There is constantly more guilt and fear inside Macbeth and his wife 
that they decide to have Banquo killed. Macbeth and his wife attend a 
banquet in which a ghost appears. Once the murderer notified Macbeth 
that the deed was done, he observed the ghost of Banquo sitting in his 
regular seat. This caused Macbeth to act in a wild manner, making 
people suspicious of his actions. (Act III, Scene VI, ll.31-120).

 The use of the supernatural has increased the suspense now that
Macbeth is constantly relying on the prophecies of the three witches.

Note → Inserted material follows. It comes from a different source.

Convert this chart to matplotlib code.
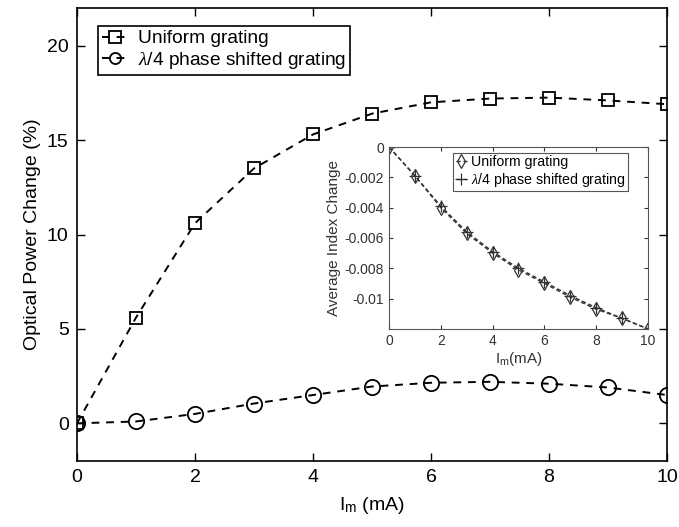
import matplotlib
matplotlib.use("Agg")
import matplotlib.pyplot as plt

plt.rcParams['font.family'] = ['Liberation Sans', 'DejaVu Sans']
plt.rcParams['mathtext.fontset'] = 'custom'
plt.rcParams['mathtext.it'] = 'Liberation Serif:italic'
plt.rcParams['mathtext.rm'] = 'Liberation Sans'

current = [0, 1, 2, 3, 4, 5, 6, 7, 8, 9, 10]
uniform_power = [0, 5.6, 10.6, 13.5, 15.3, 16.4, 17.0, 17.2, 17.25, 17.1, 16.9]
shifted_power = [0, 0.1, 0.5, 1.05, 1.5, 1.95, 2.15, 2.2, 2.1, 1.9, 1.5]
uniform_index = [0, -0.0019, -0.0040, -0.0057, -0.0070, -0.0081, -0.0090, -0.0099, -0.0107, -0.0113, -0.0120]
shifted_index = [0, -0.0019, -0.0039, -0.0056, -0.0069, -0.0080, -0.0089, -0.0098, -0.0106, -0.0113, -0.0120]

fig = plt.figure(figsize=(6.79, 5.27), dpi=100)
ax = fig.add_axes([0.1134, 0.125, 0.8689, 0.860])

ax.plot(current, uniform_power, linestyle=(0, (4, 3.5)), color='black', lw=1.4,
        marker='s', markersize=8, markerfacecolor='none', markeredgewidth=1.3,
        label='Uniform grating')
ax.plot(current, shifted_power, linestyle=(0, (4, 3.5)), color='black', lw=1.4,
        marker='o', markersize=11, markerfacecolor='none', markeredgewidth=1.3,
        label=r'$\lambda$/4 phase shifted grating')
ax.set_xlim(0, 10)
ax.set_ylim(-2, 22)
ax.set_xticks([0, 2, 4, 6, 8, 10])
ax.set_yticks([0, 5, 10, 15, 20])
ax.tick_params(direction='in', top=True, right=True, labelsize=14, length=6, width=1,
               pad=6)
for s in ax.spines.values():
    s.set_linewidth(1.2)
ax.set_xlabel(r'I$_\mathrm{m}$ (mA)', fontsize=14, labelpad=6)
ax.set_ylabel('Optical Power Change (%)', fontsize=14, labelpad=4)
leg = ax.legend(loc='upper left', bbox_to_anchor=(0.036, 0.960), fontsize=13.8,
                handlelength=1.3, handletextpad=0.55, borderpad=0.2,
                labelspacing=0.15, fancybox=False, framealpha=1,
                edgecolor='black', borderaxespad=0.0)
leg.get_frame().set_linewidth(1.2)
for h in leg.legend_handles:
    h.set_markersize(8)

ins = fig.add_axes([0.573, 0.376, 0.381, 0.345])
ins.plot(current, uniform_index, linestyle=(0, (3, 2)), color='#333333', lw=1.0,
         marker='d', markersize=7, markerfacecolor='none', markeredgewidth=0.9,
         label='Uniform grating')
ins.plot(current, shifted_index, linestyle=(0, (3, 2)), color='#333333', lw=1.0,
         marker='+', markersize=8, markeredgewidth=0.9,
         label=r'$\lambda$/4 phase shifted grating')
ins.set_xlim(0, 10)
ins.set_ylim(-0.012, 0)
ins.set_xticks([0, 2, 4, 6, 8, 10])
ins.set_yticks([0, -0.002, -0.004, -0.006, -0.008, -0.01])
ins.set_yticklabels(['0', '-0.002', '-0.004', '-0.006', '-0.008', '-0.01'])
ins.tick_params(direction='in', top=True, right=True, labelsize=10, length=3, width=0.8,
                colors='#333333')
for s in ins.spines.values():
    s.set_linewidth(0.8)
    s.set_color('#555555')
ins.set_xlabel(r'I$_\mathrm{m}$(mA)', fontsize=11, color='#333333', labelpad=2)
ins.set_ylabel('Average Index Change', fontsize=11, color='#333333', labelpad=3)
leg2 = ins.legend(loc='upper right', bbox_to_anchor=(0.923, 0.967), fontsize=10.2,
                  handlelength=0.8, handletextpad=0.3, borderpad=0.15,
                  labelspacing=0.1, fancybox=False, framealpha=1,
                  edgecolor='#555555', borderaxespad=0.0)
leg2.get_frame().set_linewidth(0.8)

fig.savefig('out.png', dpi=100)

Hecate, the Queen of witches is angry with the three sisters for not
involving her in their encounters with Macbeth. The witches plan to 
lead Macbeth to his downfall by making him feel over-confident. (Act 
III, Scene V, ll.1-35).

 Further on in the play, Macbeth finds his way to the witches' 
cave and demands to know what lies ahead for him. The three witches 
predict what he is going to ask and produce the first apparition which 
is an armed head. "Macbeth!, Macbeth!, Macbeth!, beware of Macduff; 
beware thane of Fife. Dismiss me: enough." (Act VI, Scene I, 
ll.77-78). The first apparition tells Macbeth to beware of Macduff. 
Then the second apparition appears (a bloody child), and says: "Be 
bloody, bold, and resolute; laugh to scorn the power of man, for none 
of woman born shall harm Macbeth." (Act IV, Scene I, ll.85-87). This 
apparition informs Macbeth that no man born from a woman can harm him. 
finally, the last apparition appears and is a child crowned, with a 
tree in his hand. The apparition is saying that he will never be
defeated until Great Birnam wood shall come against him to High 
Dunsinane Hill. "Be lion melted, proud, and take no care who chafes, 
who frets, or where conspirers are: Macbeth shall never vanquish'd be 
until Great Birnam wood to High Dunsinane Hill shall come against 
him." (Act VI, Scene I, ll.98-102). These apparitions convinced 
Macbeth that this was his fate and became over confident, and lead him 
to his death.
 The use of the supernatural in Macbeth results quite well with 
the respect of the unknown. Without the witches, the ghost, the 
visions, and the apparitions, "Macbeth" would have been a dull and 
tiresome play. Even today's readers need motivation to read, and this 
ancient superstition of spirits enhanced the play dramatically.